The following day, City played QPR seeking a win for the Premiership title, with United poised to take advantage of any slip-up. Gabe watched the match on my iPad while he, Eliza and I played monopoly. In the opening 20 minutes of the second-half things began to go awry for City as they surrendered the lead and then fell behind. Gabe switched off the iPad unable to watch. We continued to play our game, but he was subdued. I was monitoring the game on my phone and let him know that City had equalised, but he didn’t want to watch. When my phone refreshed City had won and Gabe switched the iPad back on and wallowed in the celebrations. During his team’s historic half-hour, he had passed Go a few times, spent some time in jail, paid some fines and erected a few houses.


Walking to school, Robin complained of a sore head. I suggested a cup of water when we got to school. Leaving the junior school with him, I noticed a lump on his forehead and realised he’d banged himself. “How?” I asked. “Don’t want to say. It’s embarrassing.” Entering his playground, the lump more visible, I got him to explain. Out of my eyesight, he had walked, head down, into a wheelie bin on the pavement. Reluctantly, he followed me to the school office to get some first aid. Ice applied, the teacher asked how it had happened. “Robin will have to tell you”, I said, as I signed the accident form.

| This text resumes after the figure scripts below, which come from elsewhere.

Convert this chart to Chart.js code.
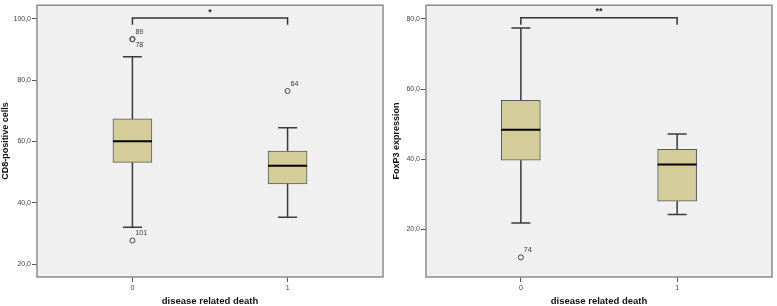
<!DOCTYPE html>
<html>
<head>
<meta charset="utf-8">
<script src="https://cdn.jsdelivr.net/npm/chart.js@4/dist/chart.umd.min.js"></script>
<style>
  body { margin: 0; background: #fff; }
  canvas { position: absolute; top: 0; }
  #left { left: 0; }
  #right { left: 388px; }
</style>
</head>
<body>
<canvas id="left" width="388" height="306"></canvas>
<canvas id="right" width="389" height="306"></canvas>
<script>
// groups on the x axis (disease related death)
const groups = [0, 1];
const groupLabels = ['0', '1'];

// CD8-positive cells
const cd8Low = [32.0, 35.3];
const cd8Q1 = [53.2, 46.2];
const cd8Median = [60.1, 52.1];
const cd8Q3 = [67.4, 56.9];
const cd8High = [87.7, 64.5];
const cd8OutGroup = [0, 0, 0, 1];
const cd8OutValue = [93.4, 93.4, 27.7, 76.5];
const cd8OutId = ['89', '78', '101', '64'];
const cd8Ticks = [20, 40, 60, 80, 100];

// FoxP3 expression
const foxLow = [21.8, 24.2];
const foxQ1 = [39.7, 28.0];
const foxMedian = [48.4, 38.5];
const foxQ3 = [56.8, 42.8];
const foxHigh = [77.4, 47.2];
const foxOutGroup = [0];
const foxOutValue = [12.0];
const foxOutId = ['74'];
const foxTicks = [20, 40, 60, 80];

const FONT = "'Liberation Sans', Arial, sans-serif";

const boxParts = {
  id: 'boxParts',
  beforeDraw(chart) {
    const { ctx, chartArea: a } = chart;
    ctx.save();
    ctx.fillStyle = '#f0f0f0';
    ctx.fillRect(a.left, a.top, a.width, a.height);
    ctx.restore();
  },
  afterDatasetsDraw(chart) {
    const s = chart.options.plugins.boxParts;
    const x = chart.scales.x, y = chart.scales.y, ctx = chart.ctx;
    ctx.save();
    s.groups.forEach((g, i) => {
      const px = x.getPixelForValue(g);
      ctx.strokeStyle = '#3a3a3a';
      ctx.lineWidth = 1.5;
      ctx.beginPath();
      ctx.moveTo(px, y.getPixelForValue(s.q3[i]));
      ctx.lineTo(px, y.getPixelForValue(s.high[i]));
      ctx.moveTo(px, y.getPixelForValue(s.q1[i]));
      ctx.lineTo(px, y.getPixelForValue(s.low[i]));
      [s.high[i], s.low[i]].forEach(v => {
        const py = y.getPixelForValue(v);
        ctx.moveTo(px - 9.5, py);
        ctx.lineTo(px + 9.5, py);
      });
      ctx.stroke();
      // median
      const pm = y.getPixelForValue(s.median[i]);
      ctx.strokeStyle = '#000';
      ctx.lineWidth = 2;
      ctx.beginPath();
      ctx.moveTo(px - 19.5, pm);
      ctx.lineTo(px + 19.5, pm);
      ctx.stroke();
    });

    // case numbers next to outliers
    ctx.fillStyle = '#333';
    ctx.font = '7px ' + FONT;
    ctx.textAlign = 'left';
    ctx.textBaseline = 'middle';
    const pts = chart.getDatasetMeta(2).data;
    let prev = null;
    pts.forEach((p, j) => {
      const stacked = prev && Math.abs(prev.x - p.x) < 1 && Math.abs(prev.y - p.y) < 1;
      ctx.fillText(s.ids[j], p.x + 3, stacked ? p.y + 6 : p.y - 7);
      prev = p;
    });

    // significance star
    ctx.font = 'bold 9px ' + FONT;
    ctx.textAlign = 'center';
    ctx.fillStyle = '#222';
    const mx = (x.getPixelForValue(s.groups[0]) + x.getPixelForValue(s.groups[1])) / 2;
    ctx.fillText(s.star, mx, y.getPixelForValue(s.bracket) - 6);

    // frame
    const a = chart.chartArea;
    ctx.strokeStyle = '#8c8c8c';
    ctx.lineWidth = 1.5;
    ctx.strokeRect(a.left, a.top, a.width, a.height);
    ctx.restore();
  }
};

const fmt = v => v.toFixed(1).replace('.', ',');

function buildChart(id, c) {
  const bracketData = [
    { x: groups[0], y: c.bracketFoot }, { x: groups[0], y: c.bracket },
    { x: groups[1], y: c.bracket }, { x: groups[1], y: c.bracketFoot }
  ];
  return new Chart(document.getElementById(id), {
    type: 'bar',
    data: {
      datasets: [
        {
          type: 'line', data: bracketData, borderColor: '#333', borderWidth: 1.5,
          pointRadius: 0, fill: false, tension: 0
        },
        {
          type: 'bar',
          data: groups.map((g, i) => ({ x: g, y: [c.q1[i], c.q3[i]] })),
          backgroundColor: '#d4cd99', borderColor: '#5a5a5a', borderWidth: 1,
          borderSkipped: false, barThickness: 39
        },
        {
          type: 'scatter',
          data: c.outGroup.map((g, i) => ({ x: g, y: c.outValue[i] })),
          pointStyle: 'circle', pointRadius: 2.5, borderColor: '#444',
          backgroundColor: 'rgba(0,0,0,0)', borderWidth: 1, showLine: false
        }
      ]
    },
    options: {
      responsive: false,
      animation: false,
      layout: { padding: c.padding },
      plugins: {
        legend: { display: false },
        tooltip: { enabled: false },
        boxParts: {
          groups: groups, q1: c.q1, q3: c.q3, median: c.median, low: c.low, high: c.high,
          ids: c.outId, star: c.star, bracket: c.bracket
        }
      },
      scales: {
        x: {
          type: 'linear', min: c.xMin, max: c.xMax, offset: false,
          afterBuildTicks: sc => { sc.ticks = groups.map(v => ({ value: v })); },
          afterFit: sc => { sc.height = 29; },
          ticks: {
            callback: v => groupLabels[groups.indexOf(v)],
            font: { size: 7, family: FONT }, color: '#444', padding: 2,
            autoSkip: false, maxRotation: 0
          },
          grid: { offset: false, drawOnChartArea: false, drawTicks: true, tickLength: 5, color: '#555' },
          border: { display: false },
          title: {
            display: true, text: 'disease related death', color: '#111',
            font: { size: 9.5, weight: 'bold', family: FONT, lineHeight: 1 }, padding: 0
          }
        },
        y: {
          type: 'linear', min: c.yMin, max: c.yMax,
          afterBuildTicks: sc => { sc.ticks = c.ticks.map(v => ({ value: v })); },
          afterFit: sc => { sc.width = c.yWidth; },
          ticks: {
            callback: v => fmt(v),
            font: { size: 7, family: FONT }, color: '#444', padding: 1
          },
          grid: { drawOnChartArea: false, drawTicks: true, tickLength: 5, color: '#555' },
          border: { display: false },
          title: {
            display: true, text: c.yTitle, color: '#111',
            font: { size: 9, weight: 'bold', family: FONT }, padding: 0
          }
        }
      }
    },
    plugins: [boxParts]
  });
}

buildChart('left', {
  low: cd8Low, q1: cd8Q1, median: cd8Median, q3: cd8Q3, high: cd8High,
  outGroup: cd8OutGroup, outValue: cd8OutValue, outId: cd8OutId, ticks: cd8Ticks,
  yTitle: 'CD8-positive cells', star: '*', bracket: 100.3, bracketFoot: 98.1,
  yMin: 15.8, yMax: 104.5, xMin: -0.615, xMax: 1.615,
  yWidth: 37, padding: { left: 0, top: 1, right: 5, bottom: 0 }
});

buildChart('right', {
  low: foxLow, q1: foxQ1, median: foxMedian, q3: foxQ3, high: foxHigh,
  outGroup: foxOutGroup, outValue: foxOutValue, outId: foxOutId, ticks: foxTicks,
  yTitle: 'FoxP3 expression', star: '**', bracket: 80.3, bracketFoot: 78.3,
  yMin: 6.4, yMax: 83.9, xMin: -0.607, xMax: 1.607,
  yWidth: 35, padding: { left: 3, top: 1, right: 2, bottom: 0 }
});
</script>
</body>
</html>
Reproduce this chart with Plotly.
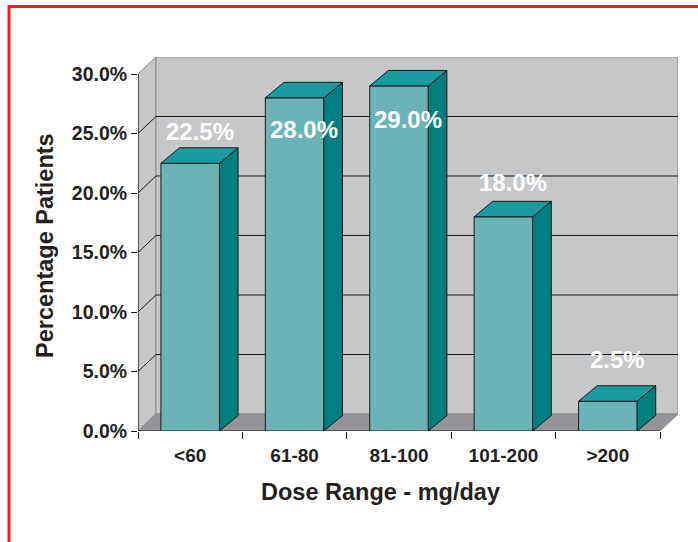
import plotly.graph_objects as go

# ---- data ----
categories = ["&lt;60", "61-80", "81-100", "101-200", "&gt;200"]
percent_patients = [22.5, 28.0, 29.0, 18.0, 2.5]
y_ticks = [0, 5, 10, 15, 20, 25, 30]
y_tick_labels = ["0.0%", "5.0%", "10.0%", "15.0%", "20.0%", "25.0%", "30.0%"]
x_title = "Dose Range - mg/day"
y_title = "Percentage Patients"

# ---- layout constants (not data) ----
label_y = [25.2, 25.3, 26.2, 20.9, 6.0]   # where Excel placed the value labels
WALL_DX, WALL_DY = 0.172, 1.43           # 3-D depth of the walls
BAR_DX, BAR_DY = 0.178, 1.3              # 3-D depth of the bars
BAR_W = 0.561
YMAX = 30

FRONT = "#6ab4b8"
TOP = "#1a9c9e"
SIDE = "#007f81"
WALL = "#c6c7c9"
FLOOR = "#939598"
BORDER = "#8a8a8c"
TXT = "#231f20"
FONT = "Liberation Sans, Arial"

n = len(categories)
xs = [i + 0.5 for i in range(n)]

fig = go.Figure()
fig.add_trace(go.Bar(
    x=xs, y=percent_patients, width=BAR_W,
    marker=dict(color=FRONT, line=dict(color="#1a1a1a", width=1)),
    hoverinfo="skip", showlegend=False,
))

shapes = []
# left wall
shapes.append(dict(type="path", layer="below",
                   path=f"M 0,0 L 0,{YMAX} L {WALL_DX},{YMAX+WALL_DY} L {WALL_DX},{WALL_DY} Z",
                   fillcolor=WALL, line=dict(color=BORDER, width=1)))
# back wall
shapes.append(dict(type="rect", layer="below", x0=WALL_DX, x1=n + WALL_DX,
                   y0=WALL_DY, y1=YMAX + WALL_DY, fillcolor=WALL,
                   line=dict(color=BORDER, width=1)))
# floor
shapes.append(dict(type="path", layer="below",
                   path=f"M 0,0 L {WALL_DX},{WALL_DY} L {n+WALL_DX},{WALL_DY} L {n},0 Z",
                   fillcolor=FLOOR, line=dict(color=BORDER, width=1)))
# gridlines
for v in y_ticks[1:-1]:
    shapes.append(dict(type="line", layer="below", x0=WALL_DX, x1=n + WALL_DX,
                       y0=v + WALL_DY, y1=v + WALL_DY, line=dict(color="#1a1a1a", width=1)))
    shapes.append(dict(type="line", layer="below", x0=0, x1=WALL_DX,
                       y0=v, y1=v + WALL_DY, line=dict(color="#1a1a1a", width=1)))
# axis lines
shapes.append(dict(type="line", layer="below", x0=0, x1=0, y0=0, y1=YMAX,
                   line=dict(color="#1a1a1a", width=1.2)))
shapes.append(dict(type="line", layer="below", x0=0, x1=n, y0=0, y1=0,
                   line=dict(color="#1a1a1a", width=1.2)))
# bar side + top faces
for x, v in zip(xs, percent_patients):
    xl, xr = x - BAR_W / 2, x + BAR_W / 2
    shapes.append(dict(type="path",
                       path=f"M {xr},0 L {xr+BAR_DX},{BAR_DY} L {xr+BAR_DX},{v+BAR_DY} L {xr},{v} Z",
                       fillcolor=SIDE, line=dict(color="#1a1a1a", width=1)))
    shapes.append(dict(type="path",
                       path=f"M {xl},{v} L {xl+BAR_DX},{v+BAR_DY} L {xr+BAR_DX},{v+BAR_DY} L {xr},{v} Z",
                       fillcolor=TOP, line=dict(color="#1a1a1a", width=1)))
# red frame
W, H = 698, 542
L, R, T, B = 138, 20, 57, 111
pw, ph = W - L - R, H - T - B
shapes.append(dict(type="rect", xref="paper", yref="paper",
                   x0=(9 - L) / pw, x1=(W + 20 - L) / pw,
                   y0=(H - B - (H + 20)) / ph, y1=(H - B - 6.5) / ph,
                   line=dict(color="#ed1c24", width=3), fillcolor="rgba(0,0,0,0)"))

annotations = []
for x, v, ly in zip(xs, percent_patients, label_y):
    annotations.append(dict(x=x + BAR_DX / 2, y=ly, text=f"{v:.1f}%", showarrow=False,
                            xanchor="center", yanchor="middle",
                            font=dict(family=FONT, size=24, color="white", weight="bold")))
annotations.append(dict(xref="paper", yref="paper", x=0, xshift=45 - L,
                        y=(H - B - 246) / ph, text=y_title, textangle=-90,
                        showarrow=False, xanchor="center", yanchor="middle",
                        font=dict(family=FONT, size=23.5, color=TXT, weight="bold")))
annotations.append(dict(xref="paper", yref="paper", x=(380.4 - L) / pw,
                        y=(H - B - 491.7) / ph, text=x_title,
                        showarrow=False, xanchor="center", yanchor="middle",
                        font=dict(family=FONT, size=23.5, color=TXT, weight="bold")))

fig.update_layout(
    width=W, height=H,
    margin=dict(l=L, r=R, t=T, b=B),
    paper_bgcolor="white", plot_bgcolor="white",
    shapes=shapes, annotations=annotations,
    xaxis=dict(range=[0, n + WALL_DX], tickvals=xs, ticktext=categories,
               ticks="", showgrid=False, zeroline=False, showline=False,
               ticklabelstandoff=11,
               tickfont=dict(family=FONT, size=19, color=TXT, weight="bold"),
               minor=dict(tickvals=list(range(n + 1)), ticks="outside",
                          ticklen=7, tickcolor="#1a1a1a", tickwidth=1.2,
                          showgrid=False)),
    yaxis=dict(range=[0, YMAX + WALL_DY], tickvals=y_ticks, ticktext=y_tick_labels,
               ticks="outside", ticklen=6, tickcolor="#1a1a1a", tickwidth=1.2,
               showgrid=False, zeroline=False, showline=False,
               ticklabelstandoff=0,
               tickfont=dict(family=FONT, size=19.5, color=TXT, weight="bold")),
)

fig.write_html("out.html", config={"displayModeBar": False},
               post_script="document.body.style.margin='0';document.body.style.overflow='hidden';")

That evening, the bump was hurting when touched so I found the calpol bottle. Robin fiddled with the lid, but couldn’t open it. “It’s got a child-lock,” I told him. His response: “But how does it know I’m a child?”


It’s test week at junior school. Gabe and his peers are doing Key Stage 2 SATs. In Eliza’s class, they are doing their annual assessment tests. A morning of tests and afternoon of play suits her well. Unusually, not a single complaint about having to go to school this week.

One afternoon was spent at chess club. Back at home, we played our first match. She caught me out with an audacious queen move, but I recovered and eventually wore her down with risk-averse attack.